In [26]:
import pandas as pd, numpy as np
from scipy import stats

df = pd.read_csv("../data/full_articles_with_sentiment.csv")
print(df.shape, df.columns[:8])


(1299, 8) Index(['id', 'headline', 'body_text', 'body_text_summary', 'headline_clean',
       'body_clean', 'sent_head', 'sent_body'],
      dtype='object')


In [27]:
for col in ["sent_head", "sent_body"]:
    df[col] = pd.to_numeric(df[col], errors="coerce")

In [28]:
df["sent_gap"] = df["sent_head"] - df["sent_body"]
gap_desc = df["sent_gap"].describe()
print(gap_desc)

count    1299.000000
mean       -0.190442
std         0.356281
min        -1.599326
25%        -0.415766
50%        -0.188103
75%         0.027984
max         1.224850
Name: sent_gap, dtype: float64


In [29]:
more_neg = (df["sent_gap"] < 0).mean() * 100
more_pos = (df["sent_gap"] > 0).mean() * 100
same     = (df["sent_gap"] == 0).mean() * 100

print(f"Headline more NEGATIVE than body: {more_neg:.1f}%")
print(f"Headline more POSITIVE than body: {more_pos:.1f}%")
print(f"Exact tie:                       {same:.1f}%")


Headline more NEGATIVE than body: 72.4%
Headline more POSITIVE than body: 27.6%
Exact tie:                       0.0%


In [30]:
t_stat, t_p  = stats.ttest_1samp(df["sent_gap"], 0)
w_stat, w_p  = stats.wilcoxon(df["sent_gap"])

print(f"t‑test p‑value:       {t_p:.3g}")
print(f"Wilcoxon p‑value:     {w_p:.3g}")

t‑test p‑value:       6.12e-73
Wilcoxon p‑value:     2.67e-71


In [31]:
TOP_N = 3  # change if you want more

print("\n=== Most NEGATIVE headlines relative to body ===")
for _, row in df.nsmallest(TOP_N, "sent_gap").iterrows():
    print("-" * 80)
    print("Headline:", row["headline"])
    print("Body ⬇︎"); print(row["body_text"][:400], "…")
    print(f"Gap = {row['sent_gap']:.3f}")

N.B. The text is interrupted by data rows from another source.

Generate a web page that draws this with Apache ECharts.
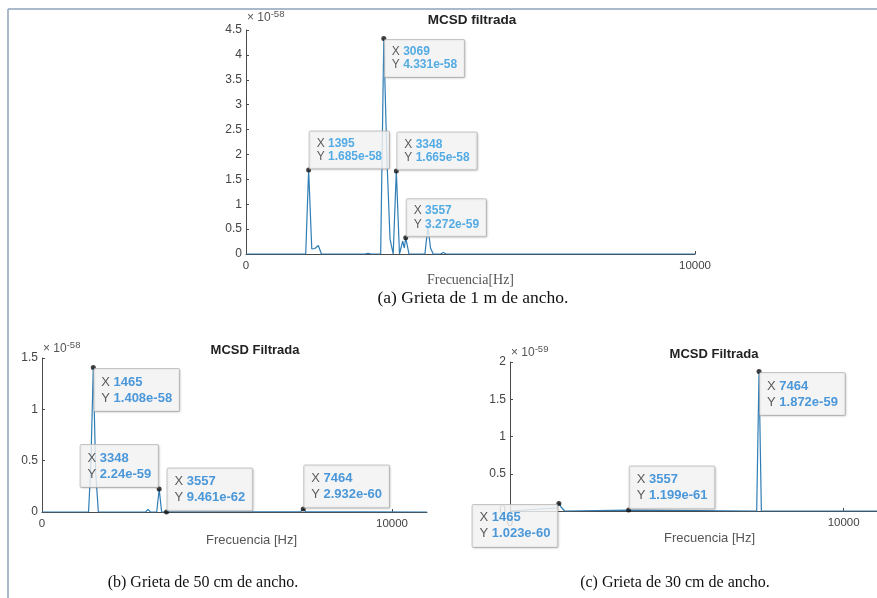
<!DOCTYPE html>
<html>
<head>
<meta charset="utf-8">
<script src="https://cdn.jsdelivr.net/npm/echarts@6/dist/echarts.min.js"></script>
<style>
html,body{margin:0;padding:0;background:#fff;}
#c{width:877px;height:598px;}
</style>
</head>
<body>
<div id="c"></div>
<script>
// ---------- DATA ----------
// (a) Grieta de 1 m: frequency [Hz] and PSD (x 1e-58)
const freqA = [0, 1250, 1330, 1395, 1465, 1535, 1611, 1680, 2650, 2717, 2790, 2999, 3069, 3139, 3208, 3278, 3348, 3418, 3490, 3526, 3557, 3630, 3985, 4050, 4110, 4170, 4330, 4395, 4460, 10000];
const psdA  = [0, 0, 0, 1.685, 0.10, 0.11, 0.17, 0, 0, 0.012, 0, 0, 4.331, 1.9, 0.3, 0, 1.665, 0, 0.26, 0.12, 0.3272, 0, 0, 0.55, 0.12, 0, 0, 0.03, 0, 0];
// (b) Grieta de 50 cm (x 1e-58)
const freqB = [0, 1330, 1395, 1465, 1535, 1610, 2960, 3030, 3100, 3278, 3348, 3418, 3557, 7394, 7464, 7534, 11000];
const psdB  = [0, 0, 0.45, 1.408, 0.38, 0, 0, 0.025, 0, 0, 0.224, 0, 0.000946, 0.004, 0.02932, 0.004, 0];
// (c) Grieta de 30 cm (x 1e-59)
const freqC = [0, 1395, 1465, 1535, 1640, 3557, 7394, 7464, 7534, 11000];
const psdC  = [0, 0.04, 0.1023, 0.05, 0, 0.01199, 0, 1.872, 0, 0];

// Data tips (actual values)
const tipXA = [3069, 1395, 3348, 3557];
const tipYA = [4.331e-58, 1.685e-58, 1.665e-58, 3.272e-59];
const tipXB = [1465, 3348, 3557, 7464];
const tipYB = [1.408e-58, 2.24e-59, 9.461e-62, 2.932e-60];
const tipXC = [7464, 3557, 1465];
const tipYC = [1.872e-59, 1.199e-61, 1.023e-60];

const scaleA = 1e-58, scaleB = 1e-58, scaleC = 1e-59;
const yTicksA = [0, 4.5, 0.5], yTicksB = [0, 1.5, 0.5], yTicksC = [0, 2, 0.5];
const xLabelsA = [0, 10000], xLabelsB = [0, 10000], xLabelsC = [0, 10000];

const titles = ['MCSD filtrada', 'MCSD Filtrada', 'MCSD Filtrada'];
const xNames = ['Frecuencia[Hz]', 'Frecuencia [Hz]', 'Frecuencia [Hz]'];
const captions = ['(a) Grieta de 1 m de ancho.', '(b) Grieta de 50 cm de ancho.', '(c) Grieta de 30 cm de ancho.'];

// ---------- LAYOUT / STYLE (not data) ----------
const tipCornerA = ['tl', 'bl', 'bl', 'bl'];
const tipCornerB = ['tl', 'br', 'bl', 'bl'];
const tipCornerC = ['tl', 'bl', 'tr'];

const SANS = '"Liberation Sans", Arial, Helvetica, sans-serif';
const SERIF = '"Liberation Serif", "Times New Roman", serif';
const LINE = '#2f7db5';
const AX = '#4a4a4a';

const mctx = document.createElement('canvas').getContext('2d');
function textW(s, fs, bold) {
  mctx.font = (bold ? 'bold ' : '') + fs + 'px ' + SANS;
  return mctx.measureText(s).width;
}

function fmtTip(v) {
  let s = v.toPrecision(4);
  let [m, e] = s.split('e');
  if (m.indexOf('.') >= 0) m = m.replace(/0+$/, '').replace(/\.$/, '');
  const ev = parseInt(e, 10);
  return m + 'e' + (ev < 0 ? '-' : '+') + String(Math.abs(ev)).padStart(2, '0');
}

function cornerLabel(c, boxW) {
  const s = 2.5;
  if (c === 'tl') return { position: [s + 1, s + 1.5], align: 'left', verticalAlign: 'top' };
  if (c === 'bl') return { position: [s + 1, s - 1.5], align: 'left', verticalAlign: 'bottom' };
  if (c === 'br') return { position: [s - 1 - boxW, s - 2], align: 'left', verticalAlign: 'bottom' };
  return { position: [s - 1.5 - boxW, s + 1.5], align: 'left', verticalAlign: 'top' };
}

function tipSeries(idx, xs, ys, scale, corners, fs, lh, pad, blue) {
  return {
    type: 'scatter', xAxisIndex: idx, yAxisIndex: idx, z: 10, zlevel: 1,
    symbolSize: 5, itemStyle: { color: '#111' },
    data: xs.map((x, i) => {
      const l1 = textW('X ', fs, false) + textW(String(x), fs, true);
      const l2 = textW('Y ', fs, false) + textW(fmtTip(ys[i]), fs, true);
      const boxW = Math.max(l1, l2) + pad[1] + pad[3];
      return {
        value: [x, ys[i] / scale],
        tx: x, ty: ys[i],
        label: cornerLabel(corners[i], boxW)
      };
    }),
    label: {
      show: true,
      formatter: p => '{k|X }{v|' + p.data.tx + '}\n{k|Y }{v|' + fmtTip(p.data.ty) + '}',
      backgroundColor: '#f8f8f8',
      borderColor: '#b8b8b8', borderWidth: 1, borderRadius: 1,
      padding: pad,
      shadowColor: 'rgba(0,0,0,0.12)', shadowBlur: 2, shadowOffsetX: 1, shadowOffsetY: 1,
      rich: {
        k: { fontFamily: SANS, fontSize: fs, color: '#333', lineHeight: lh },
        v: { fontFamily: SANS, fontSize: fs, fontWeight: 'bold', color: blue, lineHeight: lh }
      }
    },
    emphasis: { disabled: true }
  };
}

function yAxisCfg(idx, t, exp, fs) {
  return {
    gridIndex: idx, type: 'value', min: t[0], max: t[1], interval: t[2],
    axisLine: { show: true, lineStyle: { color: AX, width: 1 } },
    axisTick: { show: true, inside: true, length: 3, lineStyle: { color: AX } },
    splitLine: { show: false },
    axisLabel: { color: '#444', fontFamily: SANS, fontSize: fs, margin: 4 },
    name: '{a|\u00d7 10}{b|' + exp + '}',
    nameLocation: 'end', nameGap: 1,
    nameTextStyle: {
      align: 'left', verticalAlign: 'bottom', padding: [0, 0, 0, 1],
      rich: {
        a: { fontFamily: SANS, fontSize: fs, color: '#555' },
        b: { fontFamily: SANS, fontSize: fs - 2.5, color: '#555', verticalAlign: 'top', padding: [0, 0, 7, 0] }
      }
    }
  };
}

function xAxisCfg(idx, max, labels, name, nameFont, nameFs, nameGap, nameShift, fs) {
  return {
    gridIndex: idx, type: 'value', min: 0, max: max,
    axisLine: { show: true, lineStyle: { color: AX, width: 1 } },
    axisTick: { show: true, inside: true, length: 3, lineStyle: { color: AX }, customValues: labels },
    splitLine: { show: false },
    axisLabel: { color: '#444', fontFamily: SANS, fontSize: fs, margin: 6, customValues: labels, formatter: v => String(v) },
    name: name, nameLocation: 'middle', nameGap: nameGap,
    nameTextStyle: { fontFamily: nameFont, fontSize: nameFs, color: '#555', padding: [0, 0, 0, nameShift] }
  };
}

function lineSeries(idx, xs, ys) {
  return {
    type: 'line', xAxisIndex: idx, yAxisIndex: idx, z: 3,
    showSymbol: false, symbol: 'none', animation: false,
    lineStyle: { color: LINE, width: 1.2 },
    data: xs.map((x, i) => [x, ys[i]]),
    emphasis: { disabled: true }
  };
}

const chart = echarts.init(document.getElementById('c'), null, { renderer: 'canvas' });
chart.setOption({
  animation: false,
  backgroundColor: '#ffffff',
  grid: [
    { left: 246, top: 30, width: 449, height: 224 },
    { left: 42, top: 358, width: 385, height: 154 },
    { left: 510, top: 362, width: 370, height: 149 }
  ],
  title: [
    { text: titles[0], left: 467, top: 8, textAlign: 'center', textStyle: { fontFamily: SANS, fontSize: 13.5, fontWeight: 'bold', color: '#222' } },
    { text: titles[1], left: 250, top: 339, textAlign: 'center', textStyle: { fontFamily: SANS, fontSize: 13, fontWeight: 'bold', color: '#222' } },
    { text: titles[2], left: 709, top: 343, textAlign: 'center', textStyle: { fontFamily: SANS, fontSize: 13, fontWeight: 'bold', color: '#222' } },
    { text: captions[0], left: 468, top: 284, textAlign: 'center', textStyle: { fontFamily: SERIF, fontSize: 17.5, fontWeight: 'normal', color: '#111' } },
    { text: captions[1], left: 198, top: 570, textAlign: 'center', textStyle: { fontFamily: SERIF, fontSize: 16, fontWeight: 'normal', color: '#111' } },
    { text: captions[2], left: 670, top: 570, textAlign: 'center', textStyle: { fontFamily: SERIF, fontSize: 16, fontWeight: 'normal', color: '#111' } }
  ],
  xAxis: [
    xAxisCfg(0, 10000, xLabelsA, xNames[0], SERIF, 14, 19, 0, 11.5),
    xAxisCfg(1, 11000, xLabelsB, xNames[1], SANS, 13, 22, 34, 11.5),
    xAxisCfg(2, 11000, xLabelsC, xNames[2], SANS, 13, 21, 32, 11.5)
  ],
  yAxis: [
    yAxisCfg(0, yTicksA, '-58', 12),
    yAxisCfg(1, yTicksB, '-58', 12),
    yAxisCfg(2, yTicksC, '-59', 12)
  ],
  series: [
    lineSeries(0, freqA, psdA),
    lineSeries(1, freqB, psdB),
    lineSeries(2, freqC, psdC),
    tipSeries(0, tipXA, tipYA, scaleA, tipCornerA, 12, 13.5, [5, 7, 5, 7], '#2a98e0'),
    tipSeries(1, tipXB, tipYB, scaleB, tipCornerB, 13, 16, [5, 7, 5, 7], '#1f80d2'),
    tipSeries(2, tipXC, tipYC, scaleC, tipCornerC, 13, 16, [5, 7, 5, 7], '#1f80d2')
  ],
  graphic: [
    { type: 'line', z: 0, silent: true, shape: { x1: 8, y1: 9, x2: 877, y2: 9 }, style: { stroke: '#8ea3b8', lineWidth: 1.5 } },
    { type: 'line', z: 0, silent: true, shape: { x1: 8, y1: 9, x2: 8, y2: 598 }, style: { stroke: '#8ea3b8', lineWidth: 1.5 } }
  ]
});
</script>
</body>
</html>
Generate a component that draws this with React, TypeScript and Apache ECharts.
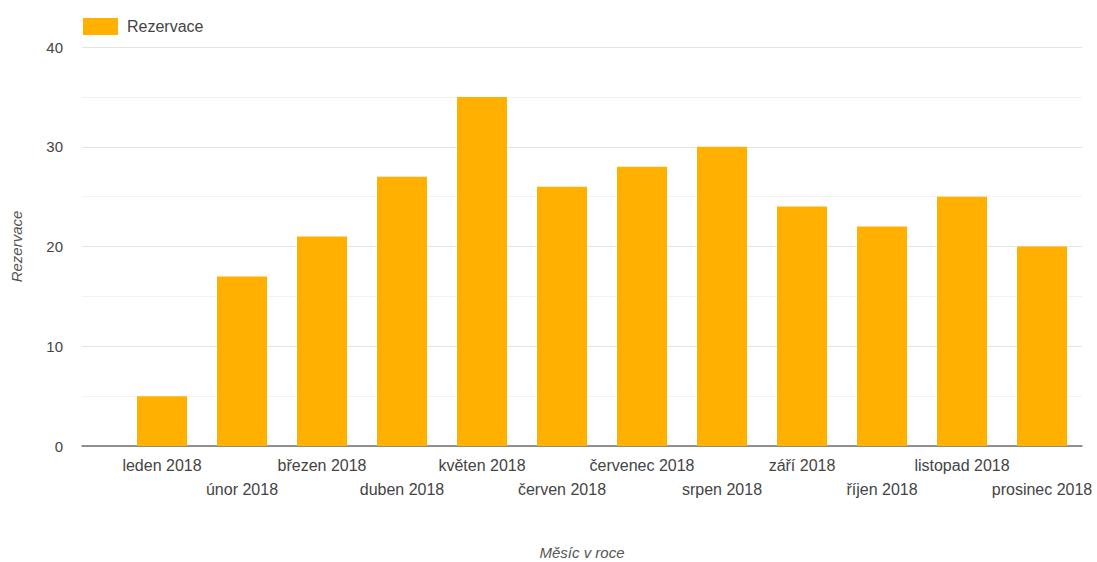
import React, { useEffect, useRef } from "react";
import * as echarts from "echarts";

const categories = [
  "leden 2018", "únor 2018", "březen 2018", "duben 2018", "květen 2018", "červen 2018",
  "červenec 2018", "srpen 2018", "září 2018", "říjen 2018", "listopad 2018", "prosinec 2018",
];
const values = [5, 17, 21, 27, 35, 26, 28, 30, 24, 22, 25, 20];
const seriesName = "Rezervace";
const xTitle = "Měsíc v roce";
const yTitle = "Rezervace";

const FONT = 'Arial, "Liberation Sans", sans-serif';

export default function App() {
  const ref = useRef<HTMLDivElement>(null);
  useEffect(() => {
    document.body.style.margin = "0";
    const chart = echarts.init(ref.current!, null, { renderer: "svg" });
    chart.setOption({
      animation: false,
      backgroundColor: "#ffffff",
      textStyle: { fontFamily: FONT },
      legend: {
        left: 83,
        top: 18,
        padding: 0,
        itemWidth: 35,
        itemHeight: 17,
        icon: "rect",
        textStyle: { fontSize: 16, color: "#444", fontFamily: FONT, padding: [0, 0, 0, 4] },
        data: [seriesName],
      },
      grid: [
        { left: 82, right: 15, top: 47, bottom: 116, containLabel: false, outerBoundsMode: "none" },
        { left: 122, right: 15, top: 47, bottom: 116, containLabel: false, outerBoundsMode: "none" },
      ],
      xAxis: [
        {
          gridIndex: 0,
          type: "value",
          min: 0,
          max: 1,
          axisLine: { show: true, lineStyle: { color: "#6f6f6f", width: 1.5 } },
          axisTick: { show: false },
          axisLabel: { show: false },
          splitLine: { show: false },
          name: xTitle,
          nameLocation: "middle",
          nameGap: 99,
          nameTextStyle: { fontStyle: "italic", fontSize: 15, color: "#555", fontFamily: FONT },
        },
        {
          gridIndex: 1,
          type: "category",
          data: categories,
          axisLine: { show: false },
          axisTick: { show: false },
          axisLabel: {
            interval: 0,
            margin: 7,
            fontSize: 16,
            lineHeight: 24,
            color: "#444",
            fontFamily: FONT,
            formatter: (v: string, i: number) => (i % 2 === 1 ? "\n" + v : v),
          },
        },
      ],
      yAxis: [
        {
          gridIndex: 0,
          type: "value",
          min: 0,
          max: 40,
          interval: 10,
          axisLine: { show: false },
          axisTick: { show: false },
          axisLabel: { fontSize: 15, color: "#444", margin: 19, fontFamily: FONT },
          splitLine: { lineStyle: { color: "#e4e4e4", width: 1 } },
          minorTick: { show: false, splitNumber: 2 },
          minorSplitLine: { show: true, lineStyle: { color: "#f2f2f2", width: 1 } },
          name: yTitle,
          nameLocation: "middle",
          nameGap: 58,
          nameTextStyle: { fontStyle: "italic", fontSize: 15, color: "#555", fontFamily: FONT },
        },
        {
          gridIndex: 1,
          type: "value",
          min: 0,
          max: 40,
          show: false,
          splitLine: { show: false },
        },
      ],
      series: [
        {
          name: seriesName,
          type: "bar",
          xAxisIndex: 1,
          yAxisIndex: 1,
          data: values,
          barWidth: 50,
          itemStyle: { color: "#ffb000" },
        },
      ],
    });
    return () => chart.dispose();
  }, []);
  return <div ref={ref} style={{ width: 1097, height: 562 }} />;
}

print("\n=== Most POSITIVE headlines relative to body ===")
for _, row in df.nlargest(TOP_N, "sent_gap").iterrows():
    print("-" * 80)
    print("Headline:", row["headline"])
    print("Body ⬇︎"); print(row["body_text"][:400], "…")
    print(f"Gap = {row['sent_gap']:.3f}")



=== Most NEGATIVE headlines relative to body ===
--------------------------------------------------------------------------------
Headline: Roseanne Barr slammed for tweet calling out 'racist anti-Semitic bigotry' after synagogue shooting
Body ⬇︎
in the meantime, we welcome your feedback to help us enhance the experience. our goal is to create a safe and engaging place for users to connect over interests and passions. in order to improve our community experience, we are temporarily suspending the article …
Gap = -1.599
--------------------------------------------------------------------------------
Headline: A Republican Governor Shoots Himself in the Foot
Body ⬇︎
the first state to recognize same-sex civil unions and the first to experiment with a single-payer health-care system. two vermont politicians. wells, vt. for a small state, vermont has a way of getting noticed. it's the first time that a single-payer health care system has been recognized in recent years …
Gap = -1.507
----

In [32]:
OUT = "../data/full_articles_with_gap.csv"
df.to_csv(OUT, index=False)
print("Saved with gap column →", OUT)

Saved with gap column → ../data/full_articles_with_gap.csv